Your  Account:

CES in the RTP Process

Showcasing Your Community Engaged Scholarship in Your Narrative and WPAF for Retention, Tenure, and Promotion

Community Engaged Scholarship by its very nature is time-consuming work, as is any work that involves authentic partnerships that are mutually beneficial and of a reciprocal nature.  A lot of time and effort goes into the process of forging the mutual trust among community and academic partners that underpins CES as well as into the process of developing and implementing a CES project. Yet, university RTP policies privilege outcomes over process.

This webpage is focused on helping you to help your PRC, Dean, PTC members, and Provost recognize the full extent of your work on your CES project so that they can appropriately reward all the accomplishments of your project – the intensive and long-term process, and the non-traditional end products as well as the traditionally-rewarded peer-reviewed products.

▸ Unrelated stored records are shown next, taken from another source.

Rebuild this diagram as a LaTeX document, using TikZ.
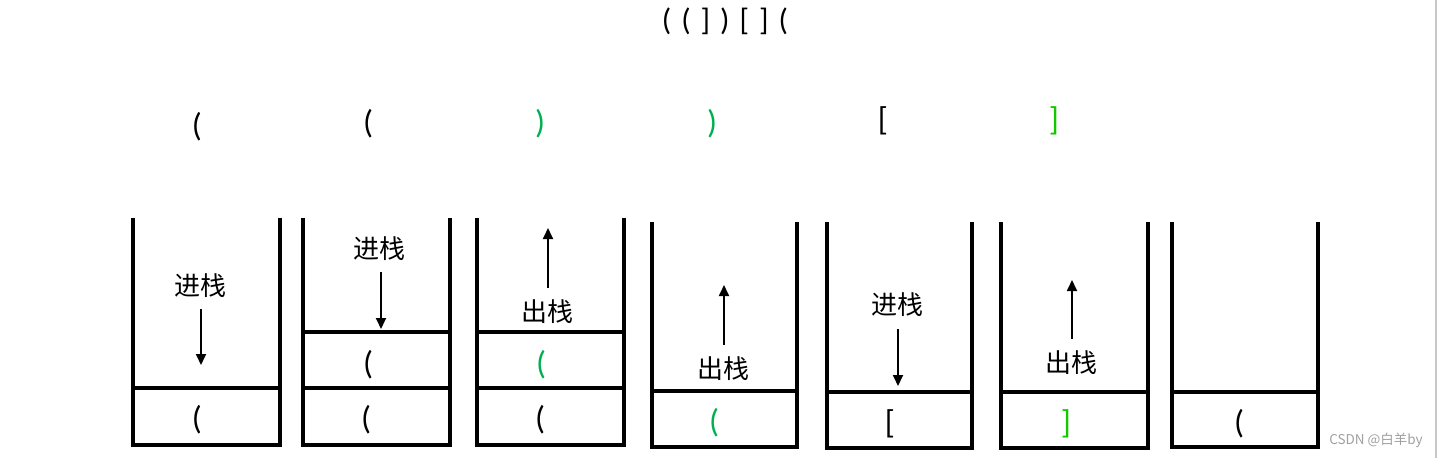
\documentclass[tikz,border=0pt]{standalone}
\usepackage{fontspec}
\setmainfont{Carlito}
\newfontfamily\cjk{Noto Sans CJK SC}
\usetikzlibrary{arrows.meta}
\definecolor{pgreen}{RGB}{0,176,80}
\definecolor{bgreen}{RGB}{20,200,0}
\definecolor{wm}{RGB}{160,160,160}
\definecolor{edge}{RGB}{200,200,200}
\tikzset{
  stackline/.style={line width=3.2pt},
  arr/.style={line width=1.8pt,-{Triangle[length=11pt,width=10pt]}},
  br/.style={inner sep=0pt,font=\fontsize{33}{36}\selectfont},
  lab/.style={inner sep=0pt,font=\cjk\fontsize{26}{30}\selectfont},
}
\begin{document}
\begin{tikzpicture}[x=1pt,y=-1pt]
\useasboundingbox (0,0) rectangle (1438,458);
\draw[edge,line width=1.5pt] (1436,0) -- (1436,458);
% title
\node[inner sep=0pt,font=\fontsize{31}{34}\selectfont] (title) at (725,21) {\spaceskip=10pt ( ( ] ) [ ] (};
% top row
\node[br] (t1) at (197,127) {(};
\node[br] (t2) at (368,124) {(};
\node[br,text=pgreen] (t3) at (540,124) {)};
\node[br,text=pgreen] (t4) at (712,124) {)};
\node[br] (t5) at (883,121) {[};
\node[br,text=bgreen] (t6) at (1054,121) {]};
% stack 1
\draw[stackline] (133,218) -- (133,445) -- (280,445) -- (280,218);
\draw[stackline] (133,388) -- (280,388);
\node[lab] (l1) at (200,286) {进栈};
\coordinate (a1s) at (201,309); \coordinate (a1e) at (201,365);
\draw[arr] (a1s) -- (a1e);
\node[br] (s1a) at (197,420) {(};
% stack 2
\draw[stackline] (303,218) -- (303,445) -- (450,445) -- (450,218);
\draw[stackline] (303,388) -- (450,388);
\draw[stackline] (303,332) -- (452,332);
\node[lab] (l2) at (379,249) {进栈};
\coordinate (a2s) at (381,272); \coordinate (a2e) at (381,329);
\draw[arr] (a2s) -- (a2e);
\node[br] (s2b) at (368,365) {(};
\node[br] (s2a) at (366,420) {(};
% stack 3
\draw[stackline] (477,218) -- (477,445) -- (624,445) -- (624,218);
\draw[stackline] (477,388) -- (624,388);
\draw[stackline] (477,332) -- (626,332);
\node[lab] (l3) at (547,312) {出栈};
\coordinate (a3s) at (548,288); \coordinate (a3e) at (548,228);
\draw[arr] (a3s) -- (a3e);
\node[br,text=pgreen] (s3b) at (541,365) {(};
\node[br] (s3a) at (540,420) {(};
% stack 4
\draw[stackline] (652,222) -- (652,447) -- (797,447) -- (797,222);
\draw[stackline] (652,391) -- (797,391);
\node[lab] (l4) at (723,369) {出栈};
\coordinate (a4s) at (724,345); \coordinate (a4e) at (724,285);
\draw[arr] (a4s) -- (a4e);
\node[br,text=pgreen] (s4a) at (714,423) {(};
% stack 5
\draw[stackline] (827,222) -- (827,448) -- (972,448) -- (972,222);
\draw[stackline] (827,392) -- (972,392);
\node[lab] (l5) at (897,305) {进栈};
\coordinate (a5s) at (898,329); \coordinate (a5e) at (898,386);
\draw[arr] (a5s) -- (a5e);
\node[br] (s5a) at (890,424) {[};
% stack 6
\draw[stackline] (1001,222) -- (1001,448) -- (1148,448) -- (1148,222);
\draw[stackline] (1001,392) -- (1148,392);
\node[lab] (l6) at (1071,363) {出栈};
\coordinate (a6s) at (1072,339); \coordinate (a6e) at (1072,280);
\draw[arr] (a6s) -- (a6e);
\node[br,text=bgreen] (s6a) at (1066,424) {]};
% stack 7
\draw[stackline] (1172,222) -- (1172,447) -- (1318,447) -- (1318,222);
\draw[stackline] (1172,392) -- (1318,392);
\node[br] (s7a) at (1239,424) {(};
% watermark
\node[inner sep=0pt,text=wm,font=\cjk\fontsize{13.5}{15}\selectfont] (wmk) at (1376,440) {CSDN @白羊by};
\end{tikzpicture}
\end{document}
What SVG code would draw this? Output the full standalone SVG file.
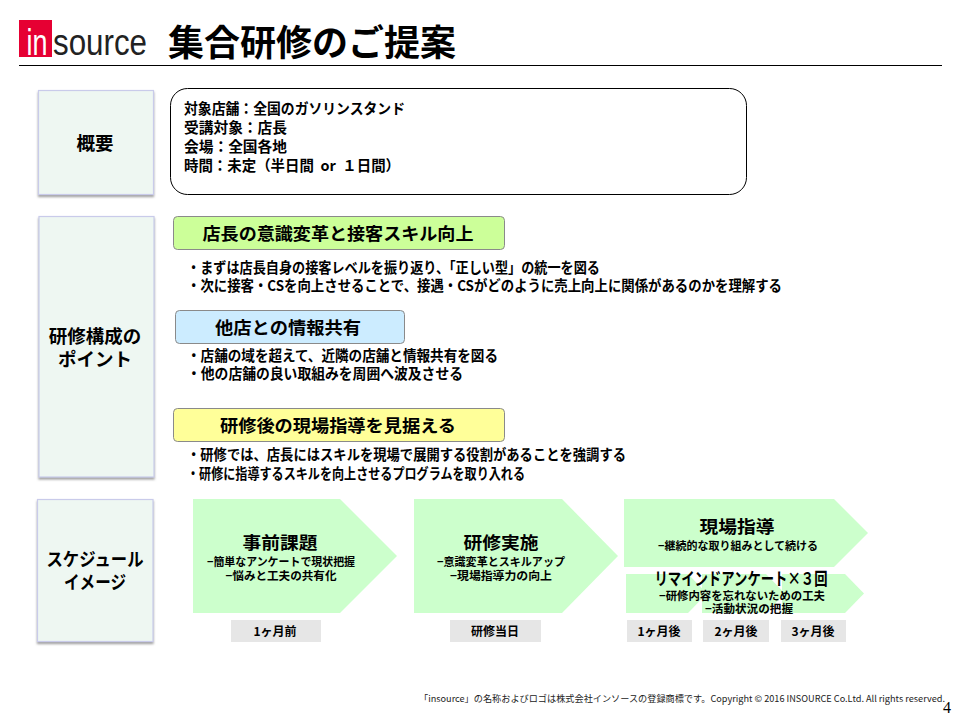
<svg xmlns="http://www.w3.org/2000/svg" width="960" height="720" viewBox="0 0 960 720">
<style>
text{font-family:"Noto Sans CJK JP","Liberation Sans",sans-serif;font-weight:700;fill:#000}
.side{fill:#EEF7F2;stroke:#C9CBEA;stroke-width:1.2;filter:url(#sh)}
.arrow{fill:#CCFFCC}
.when{fill:#E6E6E6}
.b{font-size:14.5px}
.h{font-size:17.5px;text-anchor:middle}
.l{font-size:18.5px;text-anchor:middle}
.s{font-size:11.5px;text-anchor:middle}
.w{font-size:12px;text-anchor:middle}
.ban{stroke:#8a8a8a;stroke-width:1}
</style>
<defs><filter id="sh" x="-10%" y="-10%" width="120%" height="120%"><feDropShadow dx="0" dy="2" stdDeviation="1.2" flood-color="#777" flood-opacity=".7"/></filter></defs>
<g id="logo">
<rect x="19" y="20" width="33" height="37" fill="#E60033"/>
<text x="26.500" y="55" font-size="37" style="font-family:'Liberation Sans',sans-serif;font-weight:400;fill:#fff" textLength="21" lengthAdjust="spacingAndGlyphs">in</text>
<text x="53" y="54.500" font-size="36" style="font-family:'Liberation Sans',sans-serif;font-weight:400;fill:#222" textLength="94" lengthAdjust="spacingAndGlyphs">source</text>
</g>
<g id="title"><text x="168" y="56" font-size="36" textLength="288" lengthAdjust="spacingAndGlyphs">集合研修のご提案</text>
<line x1="19" y1="65.500" x2="942" y2="65.500" stroke="#000"/></g>
<g id="overview-label"><rect class="side" x="38.500" y="90.500" width="115" height="104"/><text class="l" x="95" y="150">概要</text></g>
<g id="overview"><rect x="170.500" y="88.500" width="576" height="106" rx="17" fill="#fff" stroke="#000" stroke-width="1"/>
<text class="b" x="184" y="114" textLength="221" lengthAdjust="spacingAndGlyphs">対象店舗：全国のガソリンスタンド</text>
<text class="b" x="184" y="133" textLength="103" lengthAdjust="spacingAndGlyphs">受講対象：店長</text>
<text class="b" x="184" y="152" textLength="103" lengthAdjust="spacingAndGlyphs">会場：全国各地</text>
<text class="b" x="184" y="171" textLength="216" lengthAdjust="spacingAndGlyphs">時間：未定（半日間&#160;&#160;or&#160;&#160;１日間）</text></g>
<g id="points-label"><rect class="side" x="39" y="216.500" width="115" height="260.500"/><text class="l" x="95" y="343">研修構成の</text><text class="l" x="95" y="366">ポイント</text></g>
<g id="point1"><rect class="ban" x="173.500" y="216.500" width="331" height="33" rx="4" fill="#CCFF99"/><text class="h" x="338" y="240" textLength="271" lengthAdjust="spacingAndGlyphs">店長の意識変革と接客スキル向上</text>
<text class="b" x="187" y="273" textLength="413" lengthAdjust="spacingAndGlyphs">・まずは店長自身の接客レベルを振り返り、「正しい型」の統一を図る</text>
<text class="b" x="187" y="291" textLength="595" lengthAdjust="spacingAndGlyphs">・次に接客・CSを向上させることで、接遇・CSがどのように売上向上に関係があるのかを理解する</text></g>
<g id="point2"><rect class="ban" x="175.500" y="310.500" width="229" height="33" rx="4" fill="#CCECFF"/><text class="h" x="288" y="334" textLength="146" lengthAdjust="spacingAndGlyphs">他店との情報共有</text>
<text class="b" x="187" y="361" textLength="311" lengthAdjust="spacingAndGlyphs">・店舗の域を超えて、近隣の店舗と情報共有を図る</text>
<text class="b" x="187" y="379" textLength="276" lengthAdjust="spacingAndGlyphs">・他の店舗の良い取組みを周囲へ波及させる</text></g>
<g id="point3"><rect class="ban" x="173.500" y="408.500" width="331" height="33" rx="4" fill="#FFFF99"/><text class="h" x="338" y="432" textLength="236" lengthAdjust="spacingAndGlyphs">研修後の現場指導を見据える</text>
<text class="b" x="187" y="460" textLength="439" lengthAdjust="spacingAndGlyphs">・研修では、店長にはスキルを現場で展開する役割があることを強調する</text>
<text class="b" x="187" y="479" textLength="338" lengthAdjust="spacingAndGlyphs">・研修に指導するスキルを向上させるプログラムを取り入れる</text></g>
<g id="schedule-label"><rect class="side" x="37.500" y="499.500" width="115.500" height="142"/><text class="l" x="95" y="566" textLength="97" lengthAdjust="spacingAndGlyphs">スケジュール</text><text class="l" x="95" y="589" textLength="62" lengthAdjust="spacingAndGlyphs">イメージ</text></g>
<g id="step1"><polygon class="arrow" points="193,499 340,499 397,556 340,613 193,613"/>
<text class="h" x="280" y="549" textLength="75" lengthAdjust="spacingAndGlyphs">事前課題</text>
<text class="s" x="281" y="566" textLength="148" lengthAdjust="spacingAndGlyphs">−簡単なアンケートで現状把握</text>
<text class="s" x="281" y="580" textLength="111" lengthAdjust="spacingAndGlyphs">−悩みと工夫の共有化</text>
<rect class="when" x="231" y="620" width="90" height="22"/><text class="w" x="275" y="636">1ヶ月前</text></g>
<g id="step2"><polygon class="arrow" points="414,499 562,499 618,556 562,613 414,613"/>
<text class="h" x="501" y="549" textLength="75" lengthAdjust="spacingAndGlyphs">研修実施</text>
<text class="s" x="501" y="566" textLength="128" lengthAdjust="spacingAndGlyphs">−意識変革とスキルアップ</text>
<text class="s" x="501" y="580" textLength="102" lengthAdjust="spacingAndGlyphs">−現場指導力の向上</text>
<rect class="when" x="450" y="620" width="91" height="22"/><text class="w" x="495" y="636">研修当日</text></g>
<g id="step3"><polygon class="arrow" points="624,499 834,499 868,533 834,567 624,567"/>
<text class="h" x="737" y="533" textLength="75" lengthAdjust="spacingAndGlyphs">現場指導</text>
<text class="s" x="738" y="550" textLength="160" lengthAdjust="spacingAndGlyphs">−継続的な取り組みとして続ける</text></g>
<g id="step4"><polygon class="arrow" points="626,574 688,574 707,593.500 688,613 626,613"/><polygon class="arrow" points="702,574 766,574 785,593.500 766,613 702,613"/><polygon class="arrow" points="782,574 845,574 864,593.500 845,613 782,613"/>
<text class="h" x="741" y="585" textLength="173" lengthAdjust="spacingAndGlyphs">リマインドアンケート×３回</text>
<text class="s" x="742" y="600" textLength="166" lengthAdjust="spacingAndGlyphs">−研修内容を忘れないための工夫</text>
<text class="s" x="749" y="613" textLength="88" lengthAdjust="spacingAndGlyphs">−活動状況の把握</text>
<rect class="when" x="627" y="620" width="65" height="22"/><text class="w" x="659" y="636">1ヶ月後</text>
<rect class="when" x="703" y="620" width="66" height="22"/><text class="w" x="736" y="636">2ヶ月後</text>
<rect class="when" x="781" y="620" width="65" height="22"/><text class="w" x="813" y="636">3ヶ月後</text></g>
<g id="footer"><text x="419" y="702" font-size="9" style="font-weight:400;fill:#222" textLength="526" lengthAdjust="spacingAndGlyphs">「insource」の名称およびロゴは株式会社インソースの登録商標です。Copyright © 2016 INSOURCE Co.Ltd. All rights reserved.</text>
<text x="943" y="713" font-size="16" style="font-family:'Liberation Serif',serif;font-weight:400">4</text></g>
</svg>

 Here are some of the challenges involved in valuing and rewarding CES work in the RTP process:

  • The scholarship hierarchy: discovery is valued over other forms of scholarship;
  • The time involved in developing community-academic partnerships is not recognized or rewarded yet is the foundation of all successful CES work;
  • Funding agency priorities and expectations focus on tried and true research designs and timelines, and their focus on specific issues may be incompatible with a community partnership approach;
  • The journal hierarchy: "top tier" journals often do not publish articles about community-engaged scholarship;
  • The collaborative and interdisciplinary nature of CES work is antithetical to a disciplinary-based academy;
  • CES work leads to a very diverse set of outcomes, products, and dissemination pathways, some or many of which do not fit the narrow box of peer-reviewed publications, yet peer-reviewed work is the currency of the realm;
  • The diversity of end products requires a diversity of measures of quality, productivity, and impact, and the development and acceptance of these new measures;
  • The limited involvement of community partners in the RTP process.

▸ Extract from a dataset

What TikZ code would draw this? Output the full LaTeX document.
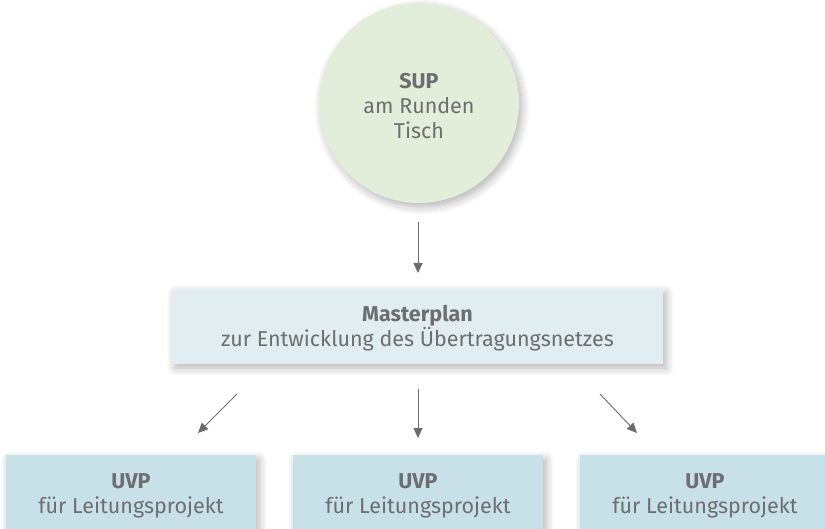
\documentclass[tikz,border=0pt]{standalone}
\usepackage{fontspec}
\setmainfont{Fira Sans}
\usetikzlibrary{arrows.meta,shadows.blur}
\definecolor{txt}{HTML}{6D6E70}
\definecolor{arr}{HTML}{6B6B6B}
\definecolor{circfill}{HTML}{E3EEDA}
\definecolor{mpfill}{HTML}{E1EDF1}
\definecolor{uvpfill}{HTML}{C8E0E7}
\tikzset{
  lbl/.style={text=txt, font=\fontsize{21.5}{25}\selectfont, align=center},
  shad/.style={blur shadow={shadow xshift=3pt, shadow yshift=-4pt, shadow blur steps=8, shadow opacity=30, shadow blur radius=8pt}},
  conn/.style={draw=arr, line width=0.9pt, -{Triangle[length=10pt,width=9pt]}},
}
\begin{document}
\begin{tikzpicture}[x=1pt,y=-1pt]
\useasboundingbox (0,0) rectangle (825,529);
\begin{scope}
\clip (0,0) rectangle (825,529);
\node[circle, fill=circfill, minimum size=200pt, inner sep=0pt, shad] (sup) at (419,103) {};
\node[lbl] at (419,106) {\textbf{SUP}\\am Runden\\Tisch};
\node[rectangle, fill=mpfill, minimum width=491pt, minimum height=75pt, inner sep=0pt, shad] (mp) at (417.5,326.5) {};
\node[lbl] at (417.5,328) {\textbf{Masterplan}\\zur Entwicklung des Übertragungsnetzes};
\node[rectangle, fill=uvpfill, minimum width=250pt, minimum height=90pt, inner sep=0pt, shad, anchor=north] (u1) at (131,455) {};
\node[rectangle, fill=uvpfill, minimum width=250pt, minimum height=90pt, inner sep=0pt, shad, anchor=north] (u2) at (418,455) {};
\node[rectangle, fill=uvpfill, minimum width=250pt, minimum height=90pt, inner sep=0pt, shad, anchor=north] (u3) at (705,455) {};
\end{scope}
\node[lbl] at (131,496) {\textbf{UVP}\\für Leitungsprojekt};
\node[lbl] at (418,496) {\textbf{UVP}\\für Leitungsprojekt};
\node[lbl] at (705,496) {\textbf{UVP}\\für Leitungsprojekt};
\coordinate (a0) at (418,222); \coordinate (a1) at (418,273);
\draw[conn] (a0) -- (a1);
\coordinate (b0) at (237,394); \coordinate (b1) at (198,433);
\coordinate (c0) at (418,389); \coordinate (c1) at (418,438);
\coordinate (d0) at (600,394); \coordinate (d1) at (637,433);
\draw[conn] (b0) -- (b1);
\draw[conn] (c0) -- (c1);
\draw[conn] (d0) -- (d1);
\end{tikzpicture}
\end{document}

Source: Linking Scholarship and Communities, the report of the Commison on Community-Engaged Scholarship in the Health Professionals.

Don’t Be Discouraged! Help is at Hand!

1. Planning Ahead for the RTP Process and Creating a Strong File That Does Justice to Your CES Work

Community-Engaged Scholarship Toolkit
This well-recognized and superb website provides faculty with tools to carefully plan and document their community-engaged scholarship work and produce strong portfolios for the RTP process at all levels.
These include:
        •   Planning for Promotion and  Tenure
        •   Creating a Strong Portfolio
        •   Portfolio Examples

2. Finding Reviewers to Evaluate Your CES-Based Work

Database of Faculty Mentors for CES Work and Portfolio Reviewers 
This database of faculty mentors and portfolio reviewers is a resource for faculty doing CES work and who wish they had a faculty mentor. The data-base also serves as a resource for PRCs, department chairs, deans, and others who need external experts to review the files of community-engaged faculty who are being considered for retention, promotion and/or tenure. (Note: while this database is run by the Community-Campus Partnerships for Health, their services are for everyone, not just for those engaged in health-related work.)

CES4Health 
How about a peer-review process for the products of CES work that do not fit the traditional peer-reviewed mold of academic publications? Well, there is one!

CES4Health is a free system for peer-reviewing, publishing and disseminating the non-scholarly but equally valuable products of community-engaged scholarship such as videos, manuals, curricula, intake forms, and so on. Academics with training in evaluating these types of CES work products conduct the peer-review, which can then be used in the RTP process.